Страница 1 из 8
Аверинцев С.С.
Истоки и развитие раннехристианской литературы
Христианская литература зародилась на грани двух совершенно разнородных языковых и стилевых миров — греческого и еврейско-арамейского. Уже самым своим возникновением она разрушила эту грань, разомкнув замкнутый круг античной литературы и принудив ее к восприятию новых влияний. Победа новой веры, а следовательно, и новой литературной линии по необходимости должна была в корне перестроить не только идейный, но и формальный строй грекоязычной и латиноязычной словесности — и притом с самыми долговременными последствиями для всего развития европейских литератур, до Нового времени включительно. Устоявшийся мир старых тем и форм был взорван.
Чтобы оценить все значение происшедшего переворота, необходимо помнить, до какой степени закрытой для сколько-нибудь существенных внешних воздействий была греко-римская литература. Отчасти это обусловлено тем, что она развивалась на ином уровне, чем географически соседствовавшие с ней восточные литературы.
Мир классической Древности добился того, чего так и не осуществили многие великие культуры, — он дал литературе далеко заходящую независимость от быта и культа, а также выработал высокосознательное теоретическое отношение к слову, т. е. поэтику и риторику; поэтому если грек или римлянин был убежден, что «варвары» вообще не имеют словесной культуры, то это убеждение, будучи в основе своей ложным, имело определенный смысл. Гипноз классицистической исключительности имел в себе столько обаяния, что смог и в Новое время принудить европейские народы перечеркнуть свое же собственное средневековое прошлое; тем более неизбежным он был для самой античности.

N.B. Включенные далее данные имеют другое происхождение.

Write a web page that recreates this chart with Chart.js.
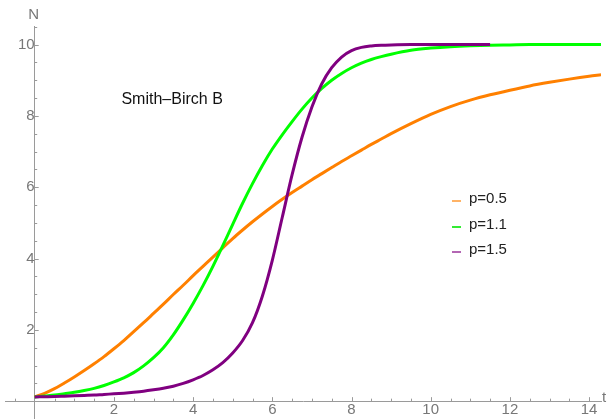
<!DOCTYPE html>
<html>
<head>
<meta charset="utf-8">
<script src="https://cdn.jsdelivr.net/npm/chart.js@4.4.1/dist/chart.umd.min.js"></script>
<style>
  body { margin: 0; background: #fff; }
  #wrap { position: relative; width: 608px; height: 419px; }
  #legend {
    position: absolute; left: 452px; top: 185px;
    list-style: none; margin: 0; padding: 0;
    font: 15px 'Liberation Sans', Arial, sans-serif; color: #222;
  }
  #legend li { height: 25.5px; line-height: 25.5px; white-space: nowrap; }
  #legend span {
    display: inline-block; width: 9px; height: 2px;
    margin-right: 8px; vertical-align: middle; position: relative; top: 2px;
  }
</style>
</head>
<body>
<div id="wrap"><canvas id="chart"></canvas><ul id="legend"></ul></div>
<script>
/* globals Chart:false */
(() => {
  'use strict'

  // time samples (t) and N values
  const tValues = [
    0, 0.25, 0.5, 0.75, 1, 1.25, 1.5, 1.75, 2, 2.25, 2.5, 2.75, 3, 3.25, 3.5, 3.75,
    4, 4.25, 4.5, 4.75, 5, 5.25, 5.5, 5.75, 6, 6.25, 6.5, 6.75, 7, 7.25, 7.5, 7.75,
    8, 8.25, 8.5, 8.75, 9, 9.5, 10, 10.5, 11, 11.5, 12, 12.5, 13, 13.5, 14, 14.3
  ]

  const nP05 = [
    0.12, 0.22, 0.35, 0.51, 0.68, 0.86, 1.05, 1.25, 1.47, 1.7, 1.95, 2.2, 2.46, 2.72, 2.99, 3.25,
    3.52, 3.78, 4.04, 4.3, 4.56, 4.8, 5.03, 5.25, 5.46, 5.66, 5.85, 6.03, 6.21, 6.38, 6.55, 6.72,
    6.88, 7.04, 7.2, 7.35, 7.5, 7.78, 8.04, 8.26, 8.44, 8.59, 8.72, 8.84, 8.94, 9.03, 9.11, 9.15
  ]

  const nP11 = [
    0.12, 0.145, 0.17, 0.21, 0.25, 0.3, 0.36, 0.44, 0.54, 0.655, 0.8, 0.99, 1.22, 1.5, 1.86, 2.28,
    2.74, 3.24, 3.78, 4.36, 4.96, 5.55, 6.1, 6.61, 7.07, 7.47, 7.84, 8.19, 8.5, 8.77, 9.0, 9.19,
    9.35, 9.48, 9.58, 9.66, 9.73, 9.84, 9.9, 9.94, 9.965, 9.98, 9.99, 10.0, 10.0, 10.0, 10.0, 10.0
  ]

  // p=1.5 curve stops at t=11.5
  const nP15 = [
    0.12, 0.125, 0.13, 0.14, 0.15, 0.16, 0.17, 0.19, 0.205, 0.225, 0.25, 0.28, 0.32, 0.365, 0.42, 0.5,
    0.6, 0.72, 0.88, 1.08, 1.35, 1.7, 2.2, 2.95, 3.95, 5.15, 6.35, 7.4, 8.25, 8.9, 9.35, 9.65,
    9.83, 9.92, 9.96, 9.98, 9.99, 10.0, 10.0, 10.0, 10.0, 10.0
  ]

  const seriesLabels = ['p=0.5', 'p=1.1', 'p=1.5']
  const seriesColors = ['#ff8000', '#00ff00', '#800080']
  const legendColors = ['rgba(255,128,0,0.6)', 'rgba(0,230,0,0.8)', 'rgba(128,0,128,0.6)']

  const xTickLabels = [2, 4, 6, 8, 10, 12, 14]
  const yTickLabels = [2, 4, 6, 8, 10]

  const axisColor = '#9a9a9a'
  const labelColor = '#777'
  const fontFamily = "'Liberation Sans', Arial, sans-serif"

  const toPoints = (ys) => ys.map((y, i) => ({ x: tValues[i], y }))

  const makeSet = (i, ys, order) => ({
    label: seriesLabels[i],
    data: toPoints(ys),
    borderColor: seriesColors[i],
    backgroundColor: legendColors[i],
    borderWidth: 3,
    pointRadius: 0,
    cubicInterpolationMode: 'monotone',
    fill: false,
    order
  })

  // axes sit inside the plot, so they should not eat any room
  const noPadding = (scale) => {
    scale.paddingTop = 0
    scale.paddingBottom = 0
    scale.paddingLeft = 0
    scale.paddingRight = 0
  }

  // Mathematica-style inward ticks, axis names and the text inside the plot
  const decorations = {
    id: 'decorations',
    afterDraw (chart) {
      const { ctx, scales: { x, y } } = chart
      const x0 = x.getPixelForValue(0)
      const y0 = y.getPixelForValue(0)
      ctx.save()
      ctx.strokeStyle = axisColor
      ctx.lineWidth = 1
      ctx.beginPath()
      x.ticks.forEach(t => {
        if (t.value === 0) return
        const px = Math.round(x.getPixelForValue(t.value)) + 0.5
        const len = t.value % 2 === 0 ? 4 : 2.5
        ctx.moveTo(px, y0)
        ctx.lineTo(px, y0 - len)
      })
      y.ticks.forEach(t => {
        if (t.value === 0) return
        const py = Math.round(y.getPixelForValue(t.value)) + 0.5
        const len = t.value % 2 === 0 ? 4 : 2.5
        ctx.moveTo(x0, py)
        ctx.lineTo(x0 + len, py)
      })
      ctx.stroke()

      ctx.fillStyle = labelColor
      ctx.font = '15px ' + fontFamily
      ctx.textAlign = 'center'
      ctx.textBaseline = 'middle'
      ctx.fillText('N', x0 - 1, 15)
      ctx.textAlign = 'left'
      ctx.fillText('t', chart.chartArea.right + 1, y0 - 3)

      ctx.fillStyle = '#111'
      ctx.font = '16px ' + fontFamily
      ctx.textAlign = 'center'
      ctx.fillText('Smith\u2013Birch B', x.getPixelForValue(3.47), y.getPixelForValue(8.47))
      ctx.restore()
    }
  }

  // legend as plain html, built from the datasets
  const htmlLegend = {
    id: 'htmlLegend',
    afterUpdate (chart) {
      const ul = document.getElementById('legend')
      ul.innerHTML = ''
      chart.data.datasets.forEach(ds => {
        const li = document.createElement('li')
        const sw = document.createElement('span')
        sw.style.background = ds.backgroundColor
        li.appendChild(sw)
        li.appendChild(document.createTextNode(ds.label))
        ul.appendChild(li)
      })
    }
  }

  const ctx = document.getElementById('chart')
  // eslint-disable-next-line no-unused-vars
  const myChart = new Chart(ctx, {
    type: 'line',
    data: {
      datasets: [
        makeSet(0, nP05, 3),
        makeSet(1, nP11, 2),
        makeSet(2, nP15, 1)
      ]
    },
    plugins: [decorations, htmlLegend],
    options: {
      responsive: true,
      maintainAspectRatio: false,
      animation: false,
      layout: { padding: { left: 5, right: 7, top: 26, bottom: 0 } },
      plugins: {
        legend: { display: false },
        tooltip: { enabled: false }
      },
      scales: {
        x: {
          type: 'linear',
          position: { y: 0 },
          min: -0.75,
          max: 14.3,
          afterFit: noPadding,
          grid: { display: false, drawTicks: false },
          border: { display: true, color: axisColor, width: 1 },
          ticks: {
            stepSize: 0.5,
            includeBounds: false,
            autoSkip: false,
            maxRotation: 0,
            padding: 0,
            color: labelColor,
            font: { family: fontFamily, size: 15 },
            callback: v => xTickLabels.includes(v) ? String(v) : ''
          }
        },
        y: {
          type: 'linear',
          position: { x: 0 },
          min: -0.5,
          max: 10.52,
          afterFit: noPadding,
          grid: { display: false, drawTicks: false },
          border: { display: true, color: axisColor, width: 1 },
          ticks: {
            stepSize: 0.5,
            includeBounds: false,
            autoSkip: false,
            padding: 3,
            color: labelColor,
            font: { family: fontFamily, size: 15 },
            callback: v => yTickLabels.includes(v) ? String(v) : ''
          }
        }
      }
    }
  })
})()
</script>
</body>
</html>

При этом для римской литературы по крайней мере существовал постоянный и живой контакт со стихией греческого языка и греческого поэтического слова (достаточно вспомнить, как любовно обыгрывают римские поэты фонетику эллинских имен, вкрапленных в латинский стих!); но обратной связи с римской словесностью у греков не было. До тех пор пока античная, языческая Греция оставалась сама собой, она была невосприимчива к красоте чужого слова. Дионисий Галикарнасский (I в. до н. э.), который жил в Риме, писал о Риме и восхищался Римской державой, отказывается называть имена италийских героев, чтобы не осквернять греческую речь чужеземными речениями. Плутарх, из всех греческих писателей наиболее серьезно старавшийся проникнуть в римскую сущность, читал в подлиннике римских авторов для своих изысканий, но наотрез отказывался судить об их литературных достоинствах. Наконец, уже в IV в. Либаний с возмущением отзывается о греческих юношах, которые настолько опустились, что учатся латинскому языку. Таким же было отношение образованных греков и к словесной культуре Востока: в космополитическом мире эллинизма греческая литература часто разрабатывала восточные мотивы («Роман о Нине», «Вавилонская повесть» Ямвлиха и т. п.), но дальше усвоения голых сюжетных схем дело не шло — сама стилистическая структура оставалась без существенных изменений. Грек во все времена охотно учился у восточных народов их «мудрости», позднее он мог иногда восхищаться римской государственностью, но область литературного восприятия, эстетического любования была для него ограничена сферой родного языка. Многое должно было случиться для того, чтобы интонации еврейских псалмов и формы сирийской литературы (мемра, мадраша, сугита, оказавшие решающее воздействие на становление грекоязычных литургических жанров) могли войти в кругозор античного читателя.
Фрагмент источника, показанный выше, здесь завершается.